WACO—After two decades when Baptist Student Ministries functioned a part of Baylor University’s student life office, the university and the Baptist General Convention of Texas relaunched BSM as a chartered on-campus student organization.
Baylor and BGCT leaders signed a cooperative agreement Sept. 19 at the Bobo Spiritual Life Center representing a renewed vision for BSM at the university.
After reading a Scripture passage from Psalm 133—“How good and pleasant it is when God’s people live together in unity”—Kevin Jackson, vice president for student life at Baylor, and Burt Burleson, university chaplain and dean of spiritual life and missions, joined BGCT Executive Director David Hardage and Bruce McGowan, director of Texas Baptists’ Collegiate Ministry Team, to sign and offer prayer over the agreement.
“Denominational heritage, connections and involvement are one of the keys to a vibrant Christian university,” Burleson said. “Baylor and Texas Baptists have been invested in one another for a long time and both have thrived because of that. As we move further into what many consider a ‘post-denominational’ era, our relationships and partnerships with the BGCT are all the more important.
“I’m thankful for the rich history of student ministry we’ve known together and for this new affirmation of the work we will do in the years to come.”
The last two decades, when BSM was related to and considered as a department in Baylor’s student life office, led to some important ministry on campus, Burleson said.
However, BSM, BGCT and Baylor leaders discerned it was time to move to a more traditional campus ministry model centered in a chartered student religious organization, he added.
‘Re-envision and reinvigorate’ BSM at Baylor
Hardage expressed his gratitude to Baylor leaders “for their wonderful willingness and eagerness to re-envision and help us reinvigorate Baptist Student Ministries on this campus.”
BSM, a cooperative ministry of Texas Baptist churches, operates on 110 campuses across the state. The student-led organization provides opportunities for spiritual growth, making friends, leadership, service and missions.
“We believe in Christian higher education and have from the very beginning,” Hardage said. “We also believe in the spiritual movement of God on the campus of these (Texas Baptist) universities, and that’s what we hope, believe and pray for regarding Baylor and BSM here in the days, weeks, months and years to come.”
At Baylor, BSM’s mission is to equip Christian men and women for worldwide leadership and service by integrating catalytic discipleship and vocational excellence within a dynamic community, BSM Director Charles Ramsey explained.
BSM engages Baylor students during its regular Thursday night meetings at the Bobo Spiritual Life Center, as well as additional opportunities throughout the week for prayer, Bible study and missions.
‘A new chapter’
“BSM has a special place in the history and character of Baylor University, and the agreement signed today marks the beginning of a new chapter in our shared ministry,” Ramsey said.

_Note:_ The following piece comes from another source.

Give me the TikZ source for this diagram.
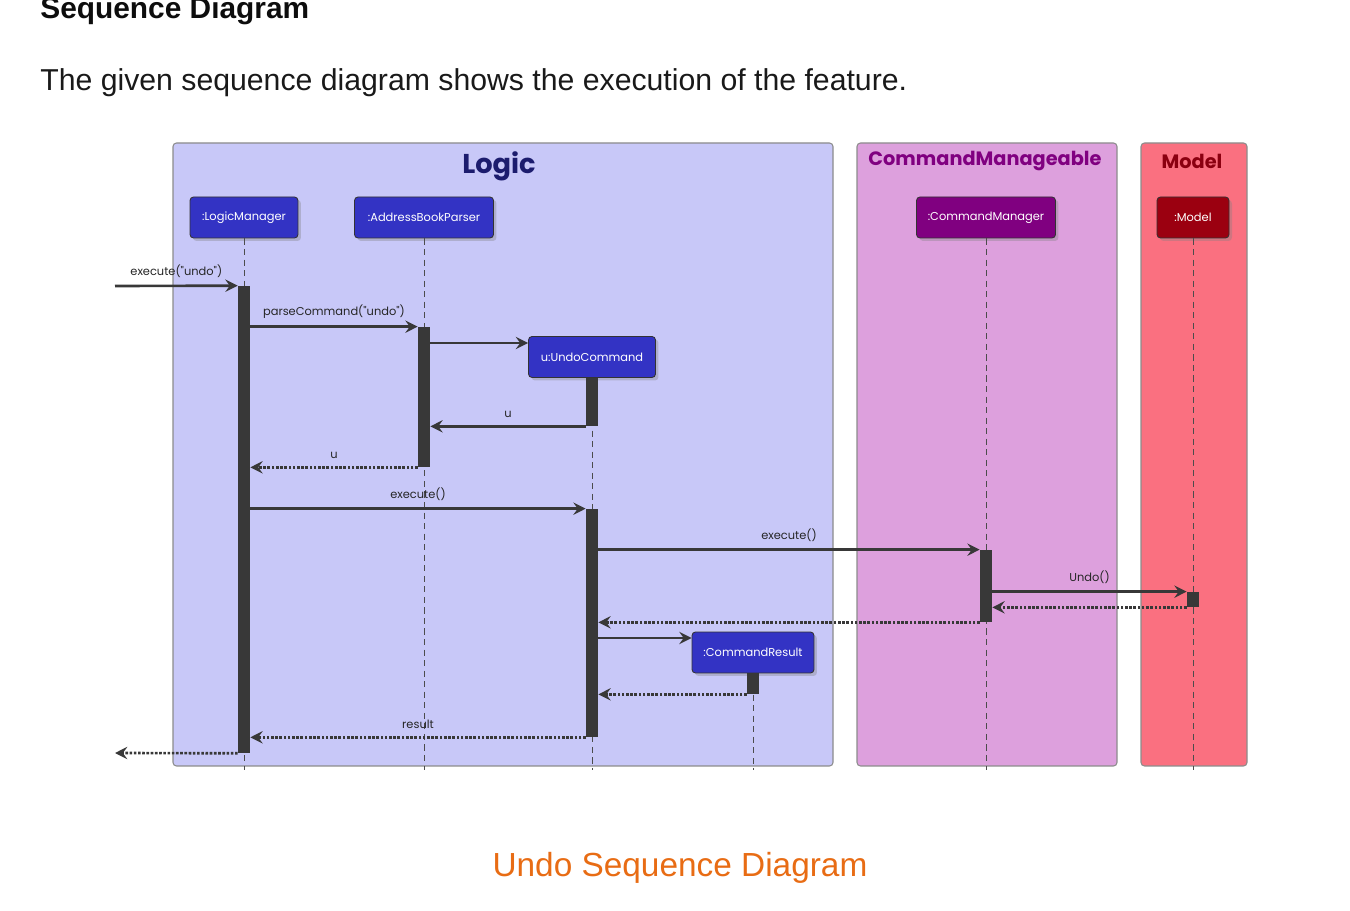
\documentclass[tikz,border=0pt]{standalone}
\usepackage{fontspec}
\setmainfont{Liberation Sans}
\newfontfamily\umlfont{Poppins}
\usepackage{xcolor}
\usetikzlibrary{arrows.meta}
\usetikzlibrary{shadows}

\definecolor{logicbg}{RGB}{200,200,248}
\definecolor{cmbg}{RGB}{221,160,221}
\definecolor{modelbg}{RGB}{250,112,128}
\definecolor{logicfg}{RGB}{28,28,110}
\definecolor{cmfg}{RGB}{128,0,128}
\definecolor{modelfg}{RGB}{139,0,16}
\definecolor{partblue}{RGB}{51,51,196}
\definecolor{partred}{RGB}{155,0,16}
\definecolor{actgray}{RGB}{56,56,56}
\definecolor{capcolor}{RGB}{232,108,20}

\begin{document}
\begin{tikzpicture}[x=0.02cm,y=-0.02cm,
  frame/.style={draw=black!45,line width=0.6pt,rounded corners=2pt},
  group/.style={font=\umlfont\bfseries\fontsize{11}{12}\selectfont,inner sep=0pt},
  part/.style={draw=black!80,line width=0.5pt,rounded corners=2pt,text=white,
    font=\umlfont\fontsize{6.5}{7}\selectfont,minimum height=0.82cm,inner sep=0pt,
    drop shadow={opacity=0.35,shadow xshift=0.06cm,shadow yshift=-0.06cm}},
  life/.style={draw=black!70,line width=0.5pt,dash pattern=on 3.5pt off 2.5pt},
  act/.style={fill=actgray,draw=none,minimum width=0.24cm,inner sep=0pt},
  msg/.style={draw=actgray,line width=1.5pt,-{Stealth[length=7pt,width=7pt,inset=2.5pt]}},
  ret/.style={msg,dash pattern=on 1.5pt off 0.9pt},
  lbl/.style={font=\umlfont\fontsize{6.5}{7}\selectfont,text=black!85,inner sep=0pt,above=4pt}]
\useasboundingbox (0,0) rectangle (1350,911);

\node[anchor=base west,inner sep=0pt,font=\bfseries\fontsize{17}{20}\selectfont,text=black!95] (head) at (40,19) {Sequence Diagram};
\node[anchor=base west,inner sep=0pt,font=\fontsize{17.2}{20}\selectfont,text=black!90] (intro) at (40,91) {The given sequence diagram shows the execution of the feature.};

\draw[frame,fill=logicbg] (173,143) rectangle (833,766);
\draw[frame,fill=cmbg] (857,143) rectangle (1117,766);
\draw[frame,fill=modelbg] (1141,143) rectangle (1247,766);
\node[group,text=logicfg,font=\umlfont\bfseries\fontsize{15.5}{16}\selectfont] (logic) at (499,166) {Logic};
\node[group,text=cmfg] (cmgroup) at (985,161) {CommandManageable};
\node[group,text=modelfg] (modelgroup) at (1192,161) {Model};

\node[part,fill=partblue,minimum width=2.16cm] (lm) at (244,217.5) {:LogicManager};
\node[part,fill=partblue,minimum width=2.78cm] (abp) at (424,217.5) {:AddressBookParser};
\node[part,fill=partblue,minimum width=2.54cm] (uc) at (592,357) {u:UndoCommand};
\node[part,fill=cmfg,minimum width=2.78cm] (cm) at (986,217.5) {:CommandManager};
\node[part,fill=partred,minimum width=1.44cm] (model) at (1193,217.5) {:Model};
\node[part,fill=partblue,minimum width=2.44cm] (cr) at (753,652.5) {:CommandResult};

\draw[life] (lm.south) -- (lm.south |- 0,770);
\draw[life] (abp.south) -- (abp.south |- 0,770);
\draw[life] (uc.south) -- (uc.south |- 0,770);
\draw[life] (cm.south) -- (cm.south |- 0,770);
\draw[life] (model.south) -- (model.south |- 0,770);
\draw[life] (cr.south) -- (cr.south |- 0,770);

\node[act,minimum height=9.34cm] (lmbar) at (244,519.5) {};
\node[act,minimum height=2.8cm] (abpbar) at (424,397) {};
\node[act,minimum height=0.96cm] (ucbar) at (592,402) {};
\node[act,minimum height=4.56cm] (ucexec) at (592,623) {};
\node[act,minimum height=1.44cm] (cmbar) at (986,586) {};
\node[act,minimum height=0.3cm] (modelbar) at (1193,599.5) {};
\node[act,minimum height=0.42cm] (crbar) at (753,683.5) {};

\coordinate (in) at (115,286);
\coordinate (out) at (115,753);

\draw[msg] (in) -- (lmbar.north west) node[lbl,midway] (l1) {execute("undo")};
\draw[msg] (lmbar.east |- abpbar.north) -- (abpbar.north west) node[lbl,midway] (l2) {parseCommand("undo")};
\draw[msg] (abpbar.east |- 0,343) -- (uc.west |- 0,343);
\draw[msg] (ucbar.south west) -- (abpbar.east |- ucbar.south) node[lbl,midway] (l3) {u};
\draw[ret] (abpbar.south west) -- (lmbar.east |- abpbar.south) node[lbl,midway] (l4) {u};
\draw[msg] (lmbar.east |- ucexec.north) -- (ucexec.north west) node[lbl,midway] (l5) {execute()};
\draw[msg] (ucexec.east |- cmbar.north) -- (cmbar.north west) node[lbl,midway] (l6) {execute()};
\draw[msg] (cmbar.east |- modelbar.north) -- (modelbar.north west) node[lbl,midway] (l7) {Undo()};
\draw[ret] (modelbar.south west) -- (cmbar.east |- modelbar.south);
\draw[ret] (cmbar.south west) -- (ucexec.east |- cmbar.south);
\draw[msg] (ucexec.east |- 0,638) -- (cr.west |- 0,638);
\draw[ret] (crbar.south west) -- (ucexec.east |- crbar.south);
\draw[ret] (ucexec.south west) -- (lmbar.east |- ucexec.south) node[lbl,midway] (l8) {result};
\draw[ret] (lmbar.south west) -- (out);

\node[anchor=base,font=\fontsize{19}{22}\selectfont,text=capcolor] (caption) at (680,877) {Undo Sequence Diagram};
\end{tikzpicture}
\end{document}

“It is a timely recommitment to the centrality of the gospel in the founding vision of the university and an affirmation of our joint mission to equip Christian men and women for worldwide leadership and service. It signifies that Baylor has strong ties to its Baptist heritage, and that BSM will continue to take a central role in strengthening this partnership by equipping students to make a difference in the lives of those they will lead and serve,” he said.
For almost a century, BSM—previously known as Baptist Student Union—has played a significant role in the spiritual formation of Baylor students, Jackson noted. It has served as a foundational experience for students as they lived their life based on God’s plans and purposes, not their own, he said.
The foundation for a national vision of campus ministry that eventually became Baptist Student Union was laid at Baylor on Oct. 21, 1905, when six students formed a prayer covenant after attending a student YMCA meeting. Fifteen years later, Joseph P. Boone, one of the participants at that meeting, became the first full-time Baptist student worker in the South as Baptist Student Secretary of the BGCT, according to Baptist historian H. Leon McBeth.
In addition, many of Baylor’s activities and traditions find their roots with the BSU, including Welcome Week, which started in 1979 as a ministry of the BSU, the Baylor Religious Hour choir, Missions Emphasis Week and Spring Revival Week.
“At Baylor, we want to not only inform the mind, we want to inform the heart and the soul. That’s an exciting journey for us, and praise be to God that we are not on it alone,” Jackson said. “We have many, many good partners, and we have one particularly good partner today in the BGCT. We are so excited about the work that we’ve been doing, especially around Baptist Student Ministries. It is with great energy and enthusiasm that we gather today, and we look forward to a renewed relationship for the BGCT, BSM and Baylor University and a future where the vital nature of BSM on this campus will continue to grow.”